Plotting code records

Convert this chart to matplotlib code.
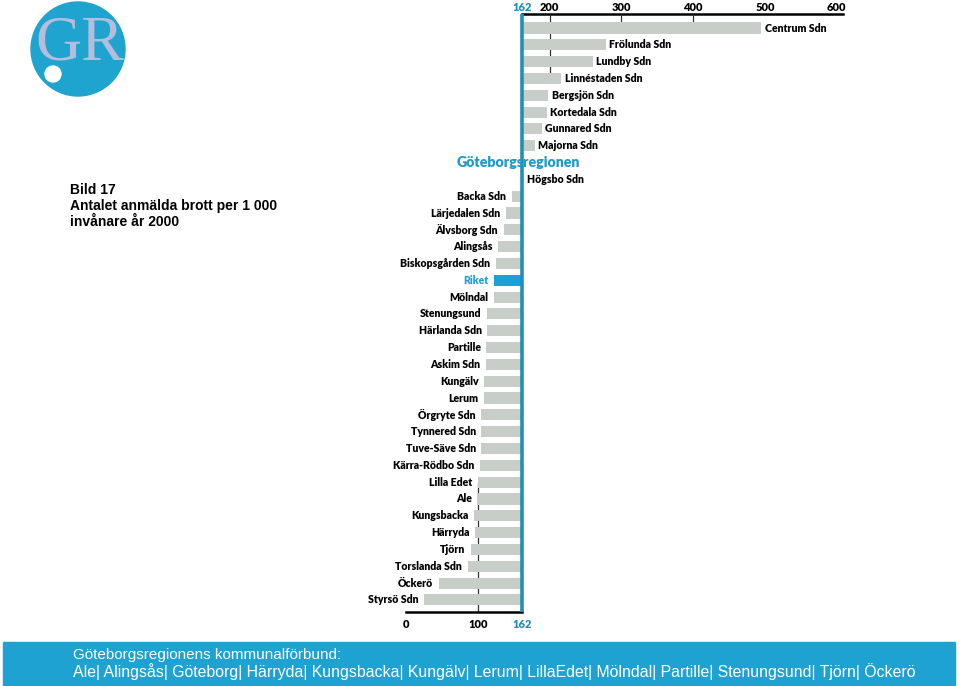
import numpy as np
import matplotlib.pyplot as plt
from matplotlib.patches import Circle, Rectangle

# reference value: Göteborgsregionen average
REF = 162

areas = ["Centrum Sdn", "Frölunda Sdn", "Lundby Sdn", "Linnéstaden Sdn", "Bergsjön Sdn",
         "Kortedala Sdn", "Gunnared Sdn", "Majorna Sdn", "Göteborgsregionen", "Högsbo Sdn",
         "Backa Sdn", "Lärjedalen Sdn", "Älvsborg Sdn", "Alingsås", "Biskopsgården Sdn",
         "Riket", "Mölndal", "Stenungsund", "Härlanda Sdn", "Partille", "Askim Sdn",
         "Kungälv", "Lerum", "Örgryte Sdn", "Tynnered Sdn", "Tuve-Säve Sdn", "Kärra-Rödbo Sdn",
         "Lilla Edet", "Ale", "Kungsbacka", "Härryda", "Tjörn", "Torslanda Sdn", "Öckerö",
         "Styrsö Sdn"]
crimes = [495, 278, 260, 216, 198, 196, 189, 179, 162, 163,
          147, 139, 136, 128, 125, 122, 122, 113, 113, 112, 111,
          109, 109, 105, 105, 105, 103,
          100, 99, 95, 96, 90, 86, 46, 25]
top_ticks = [162, 200, 300, 400, 500, 600]
bottom_ticks = [0, 100, 162]

GREY = "#c7cdc7"
BLUE = "#1ba0d8"
TEAL = "#1f91b5"

W, H = 960, 686
fig = plt.figure(figsize=(W / 100, H / 100), dpi=100)

# chart axes placed so that 0 -> x=406px, 1 unit = 0.718px
x0, ppu, xmax = 406, 0.718, 608
top_px, bot_px = 14, 612
ax = fig.add_axes([x0 / W, 1 - bot_px / H, xmax * ppu / W, (bot_px - top_px) / H])

n = len(areas)
rows = np.arange(n)
vals = np.array(crimes, dtype=float)
colors = [BLUE if a == "Riket" else GREY for a in areas]
ax.barh(rows, vals - REF, left=REF, height=0.66, color=colors, zorder=2)

row_h = 16.82
ax.set_ylim((bot_px - 28) / row_h, (top_px - 28) / row_h)
ax.set_xlim(0, xmax)

# grid marks only where bars cross them
for v in top_ticks[1:]:
    hit = rows[vals > v]
    if len(hit):
        ax.vlines(v, ax.get_ylim()[1], hit.max(), color="#333333", lw=0.9, zorder=1)
for v in bottom_ticks[1:-1]:
    hit = rows[vals <= v]
    if len(hit):
        ax.vlines(v, hit.min(), ax.get_ylim()[0], color="#333333", lw=0.9, zorder=1)

ax.axvline(REF, color=TEAL, lw=2.6, zorder=4)

lab_font = dict(family="Lato", fontweight="heavy", fontsize=7.6)
for r, a, v in zip(rows, areas, vals):
    if a == "Göteborgsregionen":
        ax.annotate(a, (REF, r), xytext=(-3, 0), textcoords="offset points",
                    ha="center", va="center", color="#1f9ac8", family="Lato",
                    fontweight="heavy", fontsize=10.2, zorder=5)
    elif v >= REF:
        ax.annotate(a, (v, r), xytext=(2.5, 0), textcoords="offset points",
                    ha="left", va="center", color="black", **lab_font)
    else:
        ax.annotate(a, (v, r), xytext=(-4, 0), textcoords="offset points",
                    ha="right", va="center",
                    color=BLUE if a == "Riket" else "black", **lab_font)

# axes lines: bottom 0..162, top 162..600+
for s in ["left", "right", "top"]:
    ax.spines[s].set_visible(False)
ax.spines["bottom"].set_bounds(0, REF)
ax.spines["bottom"].set_linewidth(1.8)
ax.set_yticks([])
ax.set_xticks(bottom_ticks, labels=[str(t) for t in bottom_ticks])
ax.tick_params(axis="x", length=0, pad=5)
for t in ax.get_xticklabels():
    t.set_fontfamily("Lato")
    t.set_fontweight("heavy")
    t.set_fontsize(8)
    t.set_color(TEAL if t.get_text() == "162" else "black")

sec = ax.secondary_xaxis("top")
sec.set_xticks(top_ticks, labels=[str(t) for t in top_ticks])
sec.tick_params(axis="x", length=0, pad=0.5)
sec.spines["top"].set_bounds(REF, xmax)
sec.spines["top"].set_linewidth(1.8)
for t in sec.get_xticklabels():
    t.set_fontfamily("Lato")
    t.set_fontweight("heavy")
    t.set_fontsize(8)
    t.set_color(TEAL if t.get_text() == "162" else "black")

# logo
lax = fig.add_axes([0, 1 - 100 / H, 160 / W, 100 / H])
lax.set_xlim(0, 160)
lax.set_ylim(100, 0)
lax.axis("off")
lax.add_patch(Circle((78, 49), 47, color="#1fa4cf"))
lax.add_patch(Circle((53, 74), 8, color="white"))
lax.text(80, 45, "GR", ha="center", va="center", family="Liberation Serif",
         fontsize=46, color="#b5bddd")

# title text
title_lines = ["Bild 17", "Antalet anmälda brott per 1 000", "invånare år 2000"]
for i, line in enumerate(title_lines):
    fig.text(70 / W, 1 - (190 + i * 16) / H, line, ha="left", va="center",
             family="Liberation Sans", fontweight="bold", fontsize=10)

# footer band
fig.patches.append(Rectangle((3 / W, 0), 952 / W, 44 / H, transform=fig.transFigure,
                             color="#1da2d2", zorder=0))
fig.text(73 / W, 1 - 655 / H, "Göteborgsregionens kommunalförbund:", color="white",
         family="Liberation Sans", fontsize=11, va="center", ha="left")
fig.text(73 / W, 1 - 672 / H,
         "Ale| Alingsås| Göteborg| Härryda| Kungsbacka| Kungälv| Lerum| LillaEdet| "
         "Mölndal| Partille| Stenungsund| Tjörn| Öckerö",
         color="white", family="Liberation Sans", fontsize=11.4, va="center", ha="left")

fig.savefig("out.png", dpi=100)
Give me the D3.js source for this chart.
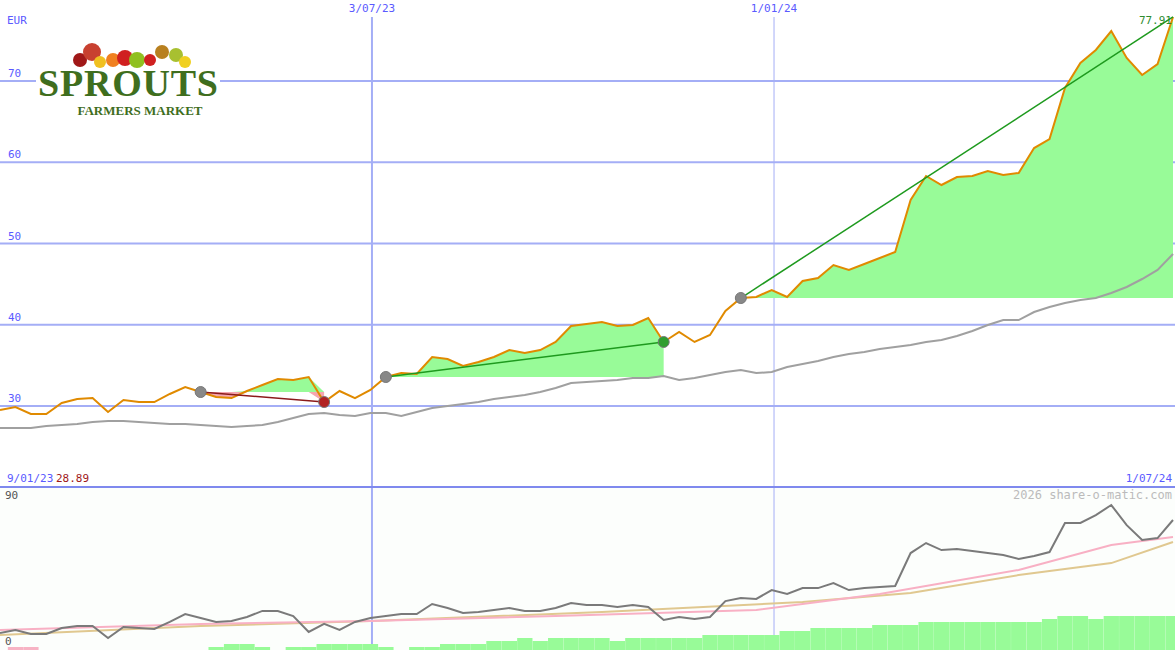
<!DOCTYPE html>
<html><head><meta charset="utf-8">
<script src="https://cdnjs.cloudflare.com/ajax/libs/d3/7.8.5/d3.min.js"></script>
<style>body{margin:0;background:#fff}svg{display:block}text{font-family:"DejaVu Sans Mono",monospace;font-size:11px}</style>
</head><body><svg id="c" width="1175" height="650"></svg>
<script>
const price=[29.51,29.88,29.02,29.02,30.37,30.86,30.98,29.26,30.74,30.49,30.49,31.48,32.34,31.72,31.11,30.98,31.85,32.58,33.32,33.2,33.57,30.49,31.85,30.98,31.97,33.57,34.06,33.94,36.03,35.78,34.92,35.42,36.03,36.89,36.52,36.89,37.88,39.85,40.09,40.34,39.85,39.97,40.83,37.88,39.11,37.88,38.74,41.69,43.29,43.42,44.28,43.42,45.38,45.75,47.35,46.74,47.48,48.22,48.95,55.35,58.31,57.2,58.18,58.31,58.92,58.43,58.68,61.75,62.86,69.14,72.22,73.82,76.15,72.83,70.74,72.09,77.88];
const avg=[27.29,27.29,27.29,27.54,27.66,27.78,28.03,28.15,28.15,28.03,27.91,27.78,27.78,27.66,27.54,27.42,27.54,27.66,28.03,28.52,29.02,29.14,28.89,28.77,29.14,29.14,28.77,29.26,29.75,30,30.25,30.49,30.86,31.11,31.35,31.72,32.22,32.83,32.95,33.08,33.2,33.45,33.45,33.69,33.2,33.45,33.82,34.18,34.43,34.06,34.18,34.8,35.17,35.54,36.03,36.4,36.65,37.02,37.26,37.51,37.88,38.12,38.62,39.23,39.97,40.58,40.58,41.57,42.18,42.68,43.05,43.29,43.91,44.65,45.63,46.74,48.71];
const osc=[6.1,7.9,5.5,5.5,9.1,10.3,10.3,3.0,9.7,9.1,8.5,12.8,17.6,15.2,12.8,13.4,15.8,19.5,19.5,16.4,6.7,11.6,7.9,12.8,15.2,16.4,17.6,17.6,23.7,21.3,18.2,18.8,20.1,21.3,19.5,19.5,21.3,24.3,23.1,23.1,21.9,23.1,21.9,14.0,15.8,14.6,15.8,25.5,27.4,26.8,32.2,29.8,33.4,33.4,36.5,32.2,33.4,34.0,34.7,54.7,60.8,56.5,57.2,55.9,54.7,53.5,51.1,52.9,55.3,73.0,73.0,77.8,83.9,71.7,62.6,63.8,74.8];
const maPink=[[0,7.9],[13,11.6],[24,13.4],[36,16.4],[49,20.1],[57,29.8],[66,44.4],[72,59.6],[76,64.4]];
const maTan=[[0,4.9],[13,10.3],[24,13.4],[39,18.8],[52,24.9],[59,30.4],[66,41.3],[72,48.6],[76,61.4]];
const vol=[0,-3,-3,0,0,0,0,0,0,0,0,0,0,0,3,6,6,3,0,3,3,6,6,6,6,3,0,3,3,6,6,6,9,9,12,9,12,12,12,12,9,12,12,12,12,12,15,15,15,15,15,19,19,22,22,22,22,25,25,25,28,28,28,28,28,28,28,28,31,34,34,31,34,34,34,34,34];
const yTicks=[30,40,50,60,70];
const dateTicks=[[24.1,"3/07/23",2],[50.15,"1/01/24",1]];

const svg=d3.select("#c");
const n=price.length;
const x=d3.scaleLinear().domain([0,n-1]).range([0,1173]);
const y=d3.scaleLinear().domain([30,70]).range([406,81]);
const y2=d3.scaleLinear().domain([0,90]).range([643,495]);
const yv=d3.scaleLinear().domain([0,40]).range([650,610]);
const grid="#a4aef6";
svg.append("rect").attr("x",0).attr("y",488).attr("width",1175).attr("height",162).attr("fill","#fcfefc");
yTicks.forEach(t=>{svg.append("line").attr("x1",0).attr("x2",1175).attr("y1",y(t)).attr("y2",y(t)).attr("stroke",grid).attr("stroke-width",2);
 svg.append("text").attr("x",8).attr("y",y(t)-4).attr("fill","#5a5aff").text(t);});
dateTicks.forEach(d=>{svg.append("line").attr("x1",x(d[0])).attr("x2",x(d[0])).attr("y1",17).attr("y2",650).attr("stroke",grid).attr("stroke-width",d[2]);
 svg.append("text").attr("x",x(d[0])).attr("y",12).attr("text-anchor","middle").attr("fill","#5a5aff").text(d[1]);});
svg.append("line").attr("x1",0).attr("x2",1175).attr("y1",487).attr("y2",487).attr("stroke","#7f89ee").attr("stroke-width",2);
function fillSeg(a,b){
 const base=price[a];const idx=d3.range(a,b+1);
 svg.append("path").datum(idx).attr("fill","#98fb98").attr("d",d3.area().x(i=>x(i)).y0(y(base)).y1(i=>price[i]>base?y(price[i]):y(base)));
 svg.append("path").datum(idx).attr("fill","#f4a6b0").attr("d",d3.area().x(i=>x(i)).y0(y(base)).y1(i=>price[i]<base?y(price[i]):y(base)));
}
fillSeg(13,21);fillSeg(25,43);fillSeg(48,76);
svg.append("path").datum(avg).attr("fill","none").attr("stroke","#a0a0a0").attr("stroke-width",2).attr("d",d3.line().x((d,i)=>x(i)).y(d=>y(d)));
svg.append("path").datum(price).attr("fill","none").attr("stroke","#e08a00").attr("stroke-width",2).attr("d",d3.line().x((d,i)=>x(i)).y(d=>y(d)));
const tIdx=[[13,21,"#8b1a1a"],[25,43,"#1e9a1e"],[48,76,"#1e9a1e"]];
tIdx.forEach(t=>svg.append("line").attr("x1",x(t[0])).attr("y1",y(price[t[0]])).attr("x2",x(t[1])).attr("y2",y(price[t[1]])).attr("stroke",t[2]).attr("stroke-width",1.5));
[[13,"#888"],[21,"#b22222"],[25,"#888"],[43,"#2e9e2e"],[48,"#888"]].forEach(m=>svg.append("circle").attr("cx",x(m[0])).attr("cy",y(price[m[0]])).attr("r",5.5).attr("fill",m[1]).attr("stroke","#777").attr("stroke-width",1));
svg.selectAll(".v").data(vol).enter().append("rect").attr("x",(d,i)=>x(i)-7.6).attr("width",15.3).attr("y",d=>yv(Math.abs(d))).attr("height",d=>650-yv(Math.abs(d))).attr("fill",d=>d<0?"#f7b3c4":"#98fb98");
const lp=d3.line().x(d=>x(d[0])).y(d=>y2(d[1]));
svg.append("path").datum(maTan).attr("fill","none").attr("stroke","#e0c890").attr("stroke-width",2).attr("d",lp);
svg.append("path").datum(maPink).attr("fill","none").attr("stroke","#f8b0c4").attr("stroke-width",2).attr("d",lp);
svg.append("path").datum(osc).attr("fill","none").attr("stroke","#7a7a7a").attr("stroke-width",2).attr("d",d3.line().x((d,i)=>x(i)).y(d=>y2(d)));
svg.append("text").attr("x",7).attr("y",24).attr("fill","#5a5aff").text("EUR");
svg.append("text").attr("x",1172).attr("y",24).attr("text-anchor","end").attr("fill","#2e8b2e").text("77.91");
svg.append("text").attr("x",7).attr("y",482).attr("fill","#5a5aff").text("9/01/23");
svg.append("text").attr("x",56).attr("y",482).attr("fill","#a01818").text("28.89");
svg.append("text").attr("x",1172).attr("y",482).attr("text-anchor","end").attr("fill","#5a5aff").text("1/07/24");
svg.append("text").attr("x",1172).attr("y",499).attr("text-anchor","end").attr("fill","#bbb").style("font-size","12px").text("2026 share-o-matic.com");
svg.append("text").attr("x",5).attr("y",499).attr("fill","#555").text("90");
svg.append("text").attr("x",5).attr("y",645).attr("fill","#555").text("0");
const g=svg.append("g");
g.append("rect").attr("x",36).attr("y",38).attr("width",184).attr("height",80).attr("fill","#fff");
[[80,60,"#a01818",7],[92,52,"#c84030",9],[100,62,"#f0c020",6],[113,60,"#f08020",7],[125,58,"#d02020",8],[137,60,"#90c020",8],[150,60,"#d02020",6],[162,52,"#b88020",7],[176,55,"#a8c030",7],[185,62,"#f0d020",6]].forEach(f=>g.append("circle").attr("cx",f[0]).attr("cy",f[1]).attr("r",f[3]).attr("fill",f[2]));
g.append("text").attr("x",128).attr("y",96).attr("text-anchor","middle").attr("fill","#3f6e1e").style("font-family","Liberation Serif,serif").style("font-size","38px").style("font-weight","bold").attr("textLength",180).text("SPROUTS");
g.append("text").attr("x",140).attr("y",115).attr("text-anchor","middle").attr("fill","#3f6e1e").style("font-family","Liberation Serif,serif").style("font-size","13px").style("font-weight","bold").text("FARMERS MARKET");
</script></body></html>
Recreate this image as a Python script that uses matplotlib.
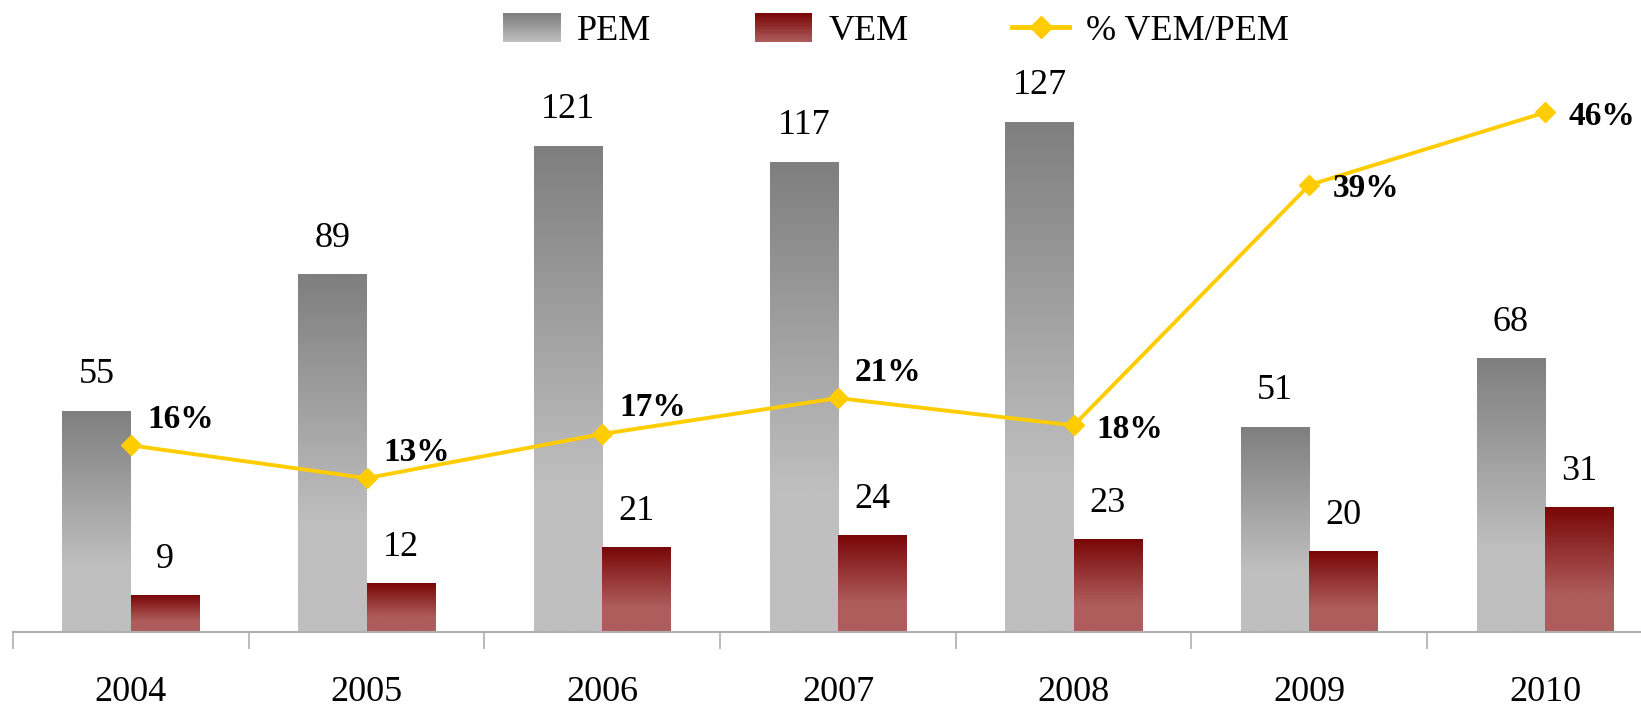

- OBJECTIVE -
Omitting all pictures, restate exactly the lines of the material from its start through the line that contains "ax.axvline(REF, color=TEAL, lw=2.6, zorder=4)".

- EXPECTED ANSWER -
Convert this chart to matplotlib code.
import numpy as np
import matplotlib.pyplot as plt
from matplotlib.patches import Circle, Rectangle

# reference value: Göteborgsregionen average
REF = 162

areas = ["Centrum Sdn", "Frölunda Sdn", "Lundby Sdn", "Linnéstaden Sdn", "Bergsjön Sdn",
         "Kortedala Sdn", "Gunnared Sdn", "Majorna Sdn", "Göteborgsregionen", "Högsbo Sdn",
         "Backa Sdn", "Lärjedalen Sdn", "Älvsborg Sdn", "Alingsås", "Biskopsgården Sdn",
         "Riket", "Mölndal", "Stenungsund", "Härlanda Sdn", "Partille", "Askim Sdn",
         "Kungälv", "Lerum", "Örgryte Sdn", "Tynnered Sdn", "Tuve-Säve Sdn", "Kärra-Rödbo Sdn",
         "Lilla Edet", "Ale", "Kungsbacka", "Härryda", "Tjörn", "Torslanda Sdn", "Öckerö",
         "Styrsö Sdn"]
crimes = [495, 278, 260, 216, 198, 196, 189, 179, 162, 163,
          147, 139, 136, 128, 125, 122, 122, 113, 113, 112, 111,
          109, 109, 105, 105, 105, 103,
          100, 99, 95, 96, 90, 86, 46, 25]
top_ticks = [162, 200, 300, 400, 500, 600]
bottom_ticks = [0, 100, 162]

GREY = "#c7cdc7"
BLUE = "#1ba0d8"
TEAL = "#1f91b5"

W, H = 960, 686
fig = plt.figure(figsize=(W / 100, H / 100), dpi=100)

# chart axes placed so that 0 -> x=406px, 1 unit = 0.718px
x0, ppu, xmax = 406, 0.718, 608
top_px, bot_px = 14, 612
ax = fig.add_axes([x0 / W, 1 - bot_px / H, xmax * ppu / W, (bot_px - top_px) / H])

n = len(areas)
rows = np.arange(n)
vals = np.array(crimes, dtype=float)
colors = [BLUE if a == "Riket" else GREY for a in areas]
ax.barh(rows, vals - REF, left=REF, height=0.66, color=colors, zorder=2)

row_h = 16.82
ax.set_ylim((bot_px - 28) / row_h, (top_px - 28) / row_h)
ax.set_xlim(0, xmax)

# grid marks only where bars cross them
for v in top_ticks[1:]:
    hit = rows[vals > v]
    if len(hit):
        ax.vlines(v, ax.get_ylim()[1], hit.max(), color="#333333", lw=0.9, zorder=1)
for v in bottom_ticks[1:-1]:
    hit = rows[vals <= v]
    if len(hit):
        ax.vlines(v, hit.min(), ax.get_ylim()[0], color="#333333", lw=0.9, zorder=1)

ax.axvline(REF, color=TEAL, lw=2.6, zorder=4)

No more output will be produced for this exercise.